Per una storia del ventennio giudiziario
Buccini è onesto ma, stranamente,
questo libro del trentennale non differisce da quello, collettivo, del ventennale, che coordinò allora come supplemento al “Corriere della sera”. Non si saprebbe
dire altro quindi che quanto se ne scrisse all’epoca, il 18 febbraio 2012 - con
una minima aggiunta, anzi con due:
“Il volume, ricostruzioni della scena d’allora e
commenti d’epoca delle migliori penne, si vuole celebrativo, ma finisce per
ampliare i dubbi sul significato storico (politico) di Mani Pulite. Sia negli
effetti. Sul diritto: Ainis dice Mani Pulite “una sagra”, con abuso, della leva
penale, “tanto da sommergerci con 35 mila fattispecie di reato”, mentre gli
avvocati sono descritti colpevolmente impegnati a far confessare qualcosa ai
clienti, per la benevolenza dei giudici. Su Milano: Aldo Bonomi si smarrisce su
Milano allora e oggi, col giustizialismo, i capestri, Bossi e tutto, a meno che
non se ne senta gravato. Sia sui presupposti. In particolare, qui, sulla funzione
della stampa accanto a quella già controversa dei giudici.
“Goffredo Buccini, che dei giudici non nasconde
niente, si dice testimone di “grida di giubilo in sala stampa quando arrivò la
notizia che a Craxi era stato consegnato il primo avviso di reato”. Ma di suo,
avendo procacciato al giornale l’anteprima del famoso avviso di reato, poi
finito nel nulla, che fece cadere il primo governo Berlusconi nell’ottobre del
1994, assicura che non dirà mai la sua fonte: non gli viene il sospetto che sia
stato strumentalizzato (il suo giornale lo è stato fin dai tempi di piazza
Fontana)? Mentre il colpevolista Ferrarella produce una statistica di cui non
sembra valutare la gravità: che solo due su cinque perseguiti risultarono colpevoli (e ancora: non dice che molti, la metà?, di quei due, condannati in una qualche
stazione penale, furono alla fine assolti).

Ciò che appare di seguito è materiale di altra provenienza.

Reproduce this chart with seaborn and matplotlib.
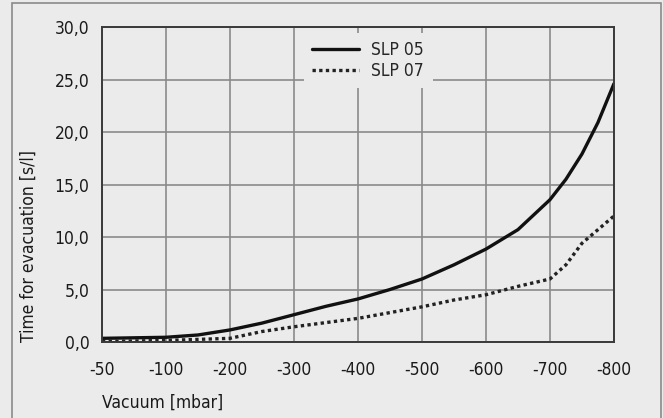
import matplotlib
matplotlib.use("Agg")
import matplotlib.pyplot as plt
import matplotlib.ticker as mticker
from matplotlib.patches import Rectangle
import seaborn as sns
import pandas as pd

# vacuum levels shown on the x axis (evenly spaced categories)
vacuum_labels = ["-50", "-100", "-200", "-300", "-400", "-500", "-600", "-700", "-800"]

# readings; position is in category steps along the axis
pos_slp05 = [0, 1, 1.5, 2, 2.5, 3, 3.5, 4, 4.5, 5, 5.5, 6, 6.5, 7, 7.25, 7.5, 7.75, 8]
slp05 = [0.35, 0.45, 0.67, 1.15, 1.8, 2.6, 3.4, 4.1, 5.0, 6.0, 7.35, 8.85, 10.7, 13.55, 15.5, 17.9, 20.9, 24.6]

pos_slp07 = [0, 1, 1.5, 2, 2.5, 3, 3.5, 4, 4.5, 5, 5.5, 6, 6.5, 7, 7.25, 7.5, 8]
slp07 = [0.05, 0.15, 0.25, 0.35, 1.0, 1.45, 1.85, 2.25, 2.8, 3.35, 4.0, 4.5, 5.3, 6.0, 7.35, 9.4, 12.0]

df = pd.concat([
    pd.DataFrame({"pos": pos_slp05, "time": slp05, "pump": "SLP 05"}),
    pd.DataFrame({"pos": pos_slp07, "time": slp07, "pump": "SLP 07"}),
])

bg = "#ebebeb"
sns.set_theme(style="whitegrid")
plt.rcParams["font.family"] = ["DejaVu Sans"]
plt.rcParams["font.stretch"] = "condensed"

fig = plt.figure(figsize=(6.63, 4.18), dpi=100, facecolor=bg)
ax = fig.add_axes([0.1538, 0.1818, 0.7722, 0.7536])
ax.set_facecolor(bg)

sns.lineplot(data=df, x="pos", y="time", hue="pump", style="pump",
             palette=["#111111", "#222222"], dashes={"SLP 05": "", "SLP 07": (1, 1)},
             linewidth=2.4, ax=ax, sort=False)

ax.set_xlim(0, 8)
ax.set_ylim(0, 30)
ax.set_xticks(range(len(vacuum_labels)))
ax.set_xticklabels(vacuum_labels)
ax.set_yticks([0, 5, 10, 15, 20, 25, 30])
ax.yaxis.set_major_formatter(mticker.FuncFormatter(lambda v, p: f"{v:.1f}".replace(".", ",")))

ax.grid(True, color="#8a8a8a", linewidth=1.2)
for s in ax.spines.values():
    s.set_color("#3a3a3a")
    s.set_linewidth(1.4)

ax.tick_params(axis="x", length=0, pad=14, labelsize=12.5, colors="#1a1a1a")
ax.tick_params(axis="y", length=0, pad=9, labelsize=12.5, colors="#1a1a1a")

ax.set_xlabel("Vacuum [mbar]", loc="left", fontsize=12.5, color="#1a1a1a", labelpad=10)
ax.set_ylabel("Time for evacuation [s/l]", loc="bottom", fontsize=12.5, color="#1a1a1a", labelpad=12)

leg = ax.legend(loc="upper center", bbox_to_anchor=(0.52, 1.01), frameon=True,
                facecolor=bg, edgecolor=bg, framealpha=1, fontsize=12.5,
                handlelength=2.7, handletextpad=0.7, labelspacing=0.15,
                borderpad=0.5, title=None)
leg.get_frame().set_linewidth(0)

fig.patches.append(Rectangle((12 / 663, -0.01), 649 / 663, 1 - 3 / 418 + 0.01,
                             transform=fig.transFigure, fill=False,
                             edgecolor="#8a8a8a", linewidth=1.2))

fig.savefig("out.png", dpi=100, facecolor=bg)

“C’è anche integrale la lettera che Moroni inviò
a Napolitano, in qualità di presidente della Camera, senza risposta, prima del
suicidio, nella quale si dice vittima di un “processo “sommario e violento”, e
di una “decimazione” – come le facevano gli hitleriani. Mancano i pronunciamentos dei
giudici, ma quelli non li difendono nemmeno i giudici, qualcuno anzi comincia a
pentirsi”.
I giudici cominciano a pentirsi, i giornalisti
no. Non vogliono che piangiamo sui giornali, specie in estinzione causa gossip, vizio inguaribile?
Nessun analista, nessuno storico ha valutato,
invitato a valutare, avanzato l’esigenza di valutare, il danno immenso causato
da Borrelli&Co. all’Italia tutta. Non in ossequio alla legge, ma per la
(miserabile) carriera di cinque giudici, tutti più o meno finiti male e malissimo. Anche Colombo nel suo piccolo, dimesso e pentito. Anche il pianista Borrelli, congiunto
da ultimo a Guido Rossi, l’avvocato comunista dei ricchi. E per un ordine
giudiziario più fascista che sotto Mussolini. Quante sentenze politiche a Milano, a partire
dal processo Sofri? Sicuramente molte di più, e più cattive. nel ventennio fino
alla caduta di Di Pietro che sotto Mussolini.